### TO BE DONE
Give a verbatim copy of the lines below, minus the pictures.

Records from a collection:

==*==

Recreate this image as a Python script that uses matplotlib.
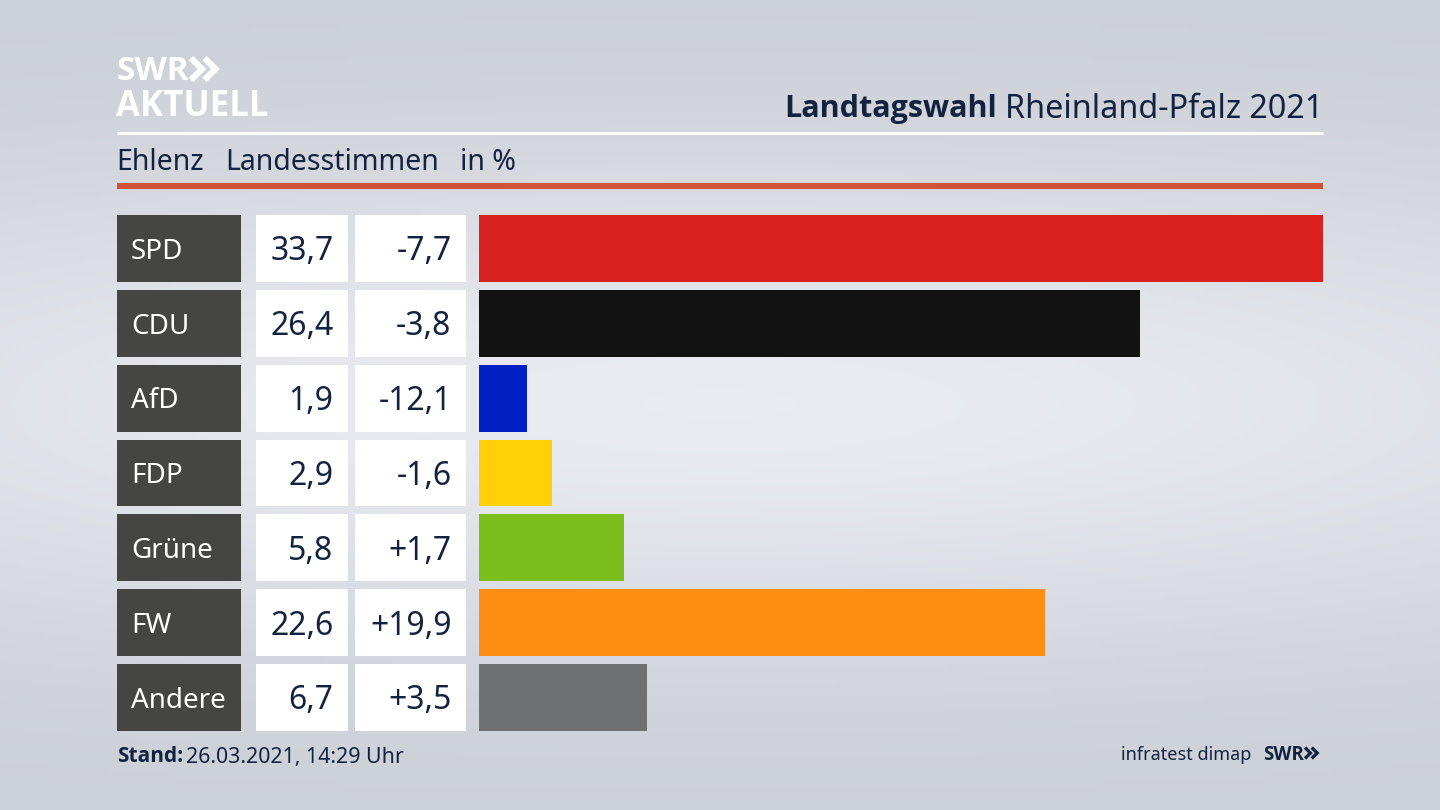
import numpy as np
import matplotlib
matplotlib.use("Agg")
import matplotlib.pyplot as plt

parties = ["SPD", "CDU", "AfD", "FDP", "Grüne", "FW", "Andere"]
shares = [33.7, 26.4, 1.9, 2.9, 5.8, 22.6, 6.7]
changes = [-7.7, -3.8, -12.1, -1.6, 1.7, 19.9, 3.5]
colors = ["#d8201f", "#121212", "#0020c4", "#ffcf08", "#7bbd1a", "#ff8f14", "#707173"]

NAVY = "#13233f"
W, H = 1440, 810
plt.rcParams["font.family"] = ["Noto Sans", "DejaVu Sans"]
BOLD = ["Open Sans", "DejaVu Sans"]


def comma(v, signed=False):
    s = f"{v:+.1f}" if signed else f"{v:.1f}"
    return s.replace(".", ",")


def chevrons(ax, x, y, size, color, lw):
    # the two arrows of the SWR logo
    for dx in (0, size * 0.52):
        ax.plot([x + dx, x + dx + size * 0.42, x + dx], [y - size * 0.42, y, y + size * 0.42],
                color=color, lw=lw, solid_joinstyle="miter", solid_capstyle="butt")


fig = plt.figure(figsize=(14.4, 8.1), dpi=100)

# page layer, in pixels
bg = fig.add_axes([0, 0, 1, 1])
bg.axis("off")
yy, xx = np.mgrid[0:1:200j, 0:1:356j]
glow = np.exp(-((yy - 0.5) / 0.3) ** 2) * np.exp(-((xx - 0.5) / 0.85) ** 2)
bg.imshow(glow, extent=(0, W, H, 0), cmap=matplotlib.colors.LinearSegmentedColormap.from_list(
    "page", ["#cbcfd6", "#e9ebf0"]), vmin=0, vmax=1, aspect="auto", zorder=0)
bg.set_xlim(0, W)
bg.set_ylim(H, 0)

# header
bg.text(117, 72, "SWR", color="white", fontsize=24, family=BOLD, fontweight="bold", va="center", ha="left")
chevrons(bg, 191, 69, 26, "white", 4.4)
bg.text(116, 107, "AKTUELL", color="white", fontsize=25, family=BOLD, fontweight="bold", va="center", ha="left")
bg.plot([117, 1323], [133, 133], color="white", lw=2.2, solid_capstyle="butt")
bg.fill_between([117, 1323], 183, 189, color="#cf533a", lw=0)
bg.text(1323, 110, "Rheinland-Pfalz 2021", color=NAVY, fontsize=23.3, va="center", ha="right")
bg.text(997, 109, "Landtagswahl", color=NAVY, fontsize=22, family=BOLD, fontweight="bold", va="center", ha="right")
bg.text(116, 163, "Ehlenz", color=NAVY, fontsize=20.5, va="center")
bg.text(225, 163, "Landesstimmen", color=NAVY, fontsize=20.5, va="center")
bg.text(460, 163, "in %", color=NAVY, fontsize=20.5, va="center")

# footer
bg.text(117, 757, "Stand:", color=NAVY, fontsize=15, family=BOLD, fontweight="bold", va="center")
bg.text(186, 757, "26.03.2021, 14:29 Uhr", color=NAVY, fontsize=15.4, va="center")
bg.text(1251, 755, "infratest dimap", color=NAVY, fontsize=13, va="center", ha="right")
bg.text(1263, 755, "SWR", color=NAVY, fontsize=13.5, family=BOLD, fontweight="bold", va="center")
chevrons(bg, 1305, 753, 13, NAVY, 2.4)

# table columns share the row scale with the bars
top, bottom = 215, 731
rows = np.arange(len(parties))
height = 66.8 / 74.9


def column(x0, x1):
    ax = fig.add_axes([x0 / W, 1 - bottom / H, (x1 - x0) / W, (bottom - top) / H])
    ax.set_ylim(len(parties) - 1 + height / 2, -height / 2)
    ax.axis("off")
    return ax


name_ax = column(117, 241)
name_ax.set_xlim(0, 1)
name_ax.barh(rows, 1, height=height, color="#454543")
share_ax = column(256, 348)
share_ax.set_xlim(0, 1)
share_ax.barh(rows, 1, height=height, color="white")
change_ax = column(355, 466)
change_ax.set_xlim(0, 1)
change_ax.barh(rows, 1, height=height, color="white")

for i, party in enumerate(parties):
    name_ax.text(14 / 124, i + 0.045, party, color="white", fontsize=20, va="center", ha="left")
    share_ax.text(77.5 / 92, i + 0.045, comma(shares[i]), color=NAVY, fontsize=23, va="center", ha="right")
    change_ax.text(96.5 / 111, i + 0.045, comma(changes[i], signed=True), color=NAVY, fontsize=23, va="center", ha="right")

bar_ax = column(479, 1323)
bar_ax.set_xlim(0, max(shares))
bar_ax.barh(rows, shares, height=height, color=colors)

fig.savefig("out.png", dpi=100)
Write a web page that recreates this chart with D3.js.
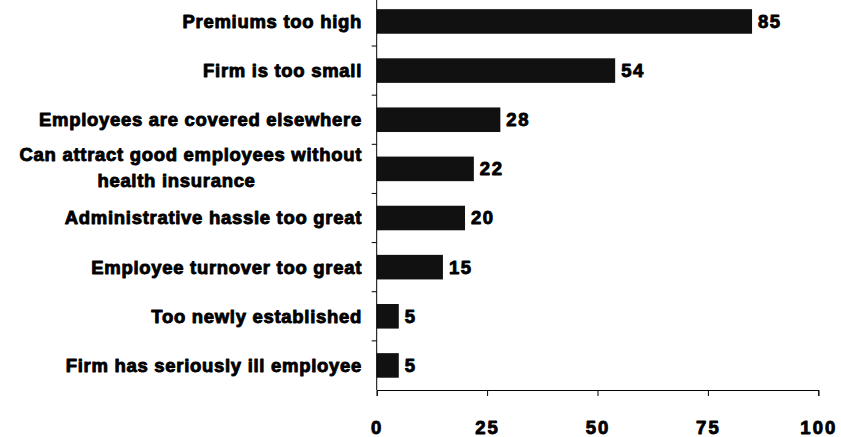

==*==

### THE RESPONSE
Recreate this image as a Python script that uses matplotlib.
import numpy as np
import matplotlib
matplotlib.use("Agg")
import matplotlib.pyplot as plt

parties = ["SPD", "CDU", "AfD", "FDP", "Grüne", "FW", "Andere"]
shares = [33.7, 26.4, 1.9, 2.9, 5.8, 22.6, 6.7]
changes = [-7.7, -3.8, -12.1, -1.6, 1.7, 19.9, 3.5]
colors = ["#d8201f", "#121212", "#0020c4", "#ffcf08", "#7bbd1a", "#ff8f14", "#707173"]

NAVY = "#13233f"
W, H = 1440, 810
plt.rcParams["font.family"] = ["Noto Sans", "DejaVu Sans"]
BOLD = ["Open Sans", "DejaVu Sans"]


def comma(v, signed=False):
    s = f"{v:+.1f}" if signed else f"{v:.1f}"
    return s.replace(".", ",")


def chevrons(ax, x, y, size, color, lw):
    # the two arrows of the SWR logo
    for dx in (0, size * 0.52):
        ax.plot([x + dx, x + dx + size * 0.42, x + dx], [y - size * 0.42, y, y + size * 0.42],
                color=color, lw=lw, solid_joinstyle="miter", solid_capstyle="butt")


fig = plt.figure(figsize=(14.4, 8.1), dpi=100)

# page layer, in pixels
bg = fig.add_axes([0, 0, 1, 1])
bg.axis("off")
yy, xx = np.mgrid[0:1:200j, 0:1:356j]
glow = np.exp(-((yy - 0.5) / 0.3) ** 2) * np.exp(-((xx - 0.5) / 0.85) ** 2)
bg.imshow(glow, extent=(0, W, H, 0), cmap=matplotlib.colors.LinearSegmentedColormap.from_list(
    "page", ["#cbcfd6", "#e9ebf0"]), vmin=0, vmax=1, aspect="auto", zorder=0)
bg.set_xlim(0, W)
bg.set_ylim(H, 0)

# header
bg.text(117, 72, "SWR", color="white", fontsize=24, family=BOLD, fontweight="bold", va="center", ha="left")
chevrons(bg, 191, 69, 26, "white", 4.4)
bg.text(116, 107, "AKTUELL", color="white", fontsize=25, family=BOLD, fontweight="bold", va="center", ha="left")
bg.plot([117, 1323], [133, 133], color="white", lw=2.2, solid_capstyle="butt")
bg.fill_between([117, 1323], 183, 189, color="#cf533a", lw=0)
bg.text(1323, 110, "Rheinland-Pfalz 2021", color=NAVY, fontsize=23.3, va="center", ha="right")
bg.text(997, 109, "Landtagswahl", color=NAVY, fontsize=22, family=BOLD, fontweight="bold", va="center", ha="right")
bg.text(116, 163, "Ehlenz", color=NAVY, fontsize=20.5, va="center")
bg.text(225, 163, "Landesstimmen", color=NAVY, fontsize=20.5, va="center")
bg.text(460, 163, "in %", color=NAVY, fontsize=20.5, va="center")

# footer
bg.text(117, 757, "Stand:", color=NAVY, fontsize=15, family=BOLD, fontweight="bold", va="center")
bg.text(186, 757, "26.03.2021, 14:29 Uhr", color=NAVY, fontsize=15.4, va="center")
bg.text(1251, 755, "infratest dimap", color=NAVY, fontsize=13, va="center", ha="right")
bg.text(1263, 755, "SWR", color=NAVY, fontsize=13.5, family=BOLD, fontweight="bold", va="center")
chevrons(bg, 1305, 753, 13, NAVY, 2.4)

# table columns share the row scale with the bars
top, bottom = 215, 731
rows = np.arange(len(parties))
height = 66.8 / 74.9


def column(x0, x1):
    ax = fig.add_axes([x0 / W, 1 - bottom / H, (x1 - x0) / W, (bottom - top) / H])
    ax.set_ylim(len(parties) - 1 + height / 2, -height / 2)
    ax.axis("off")
    return ax


name_ax = column(117, 241)
name_ax.set_xlim(0, 1)
name_ax.barh(rows, 1, height=height, color="#454543")
share_ax = column(256, 348)
share_ax.set_xlim(0, 1)
share_ax.barh(rows, 1, height=height, color="white")
change_ax = column(355, 466)
change_ax.set_xlim(0, 1)
change_ax.barh(rows, 1, height=height, color="white")

for i, party in enumerate(parties):
    name_ax.text(14 / 124, i + 0.045, party, color="white", fontsize=20, va="center", ha="left")
    share_ax.text(77.5 / 92, i + 0.045, comma(shares[i]), color=NAVY, fontsize=23, va="center", ha="right")
    change_ax.text(96.5 / 111, i + 0.045, comma(changes[i], signed=True), color=NAVY, fontsize=23, va="center", ha="right")

bar_ax = column(479, 1323)
bar_ax.set_xlim(0, max(shares))
bar_ax.barh(rows, shares, height=height, color=colors)

fig.savefig("out.png", dpi=100)
Write a web page that recreates this chart with D3.js.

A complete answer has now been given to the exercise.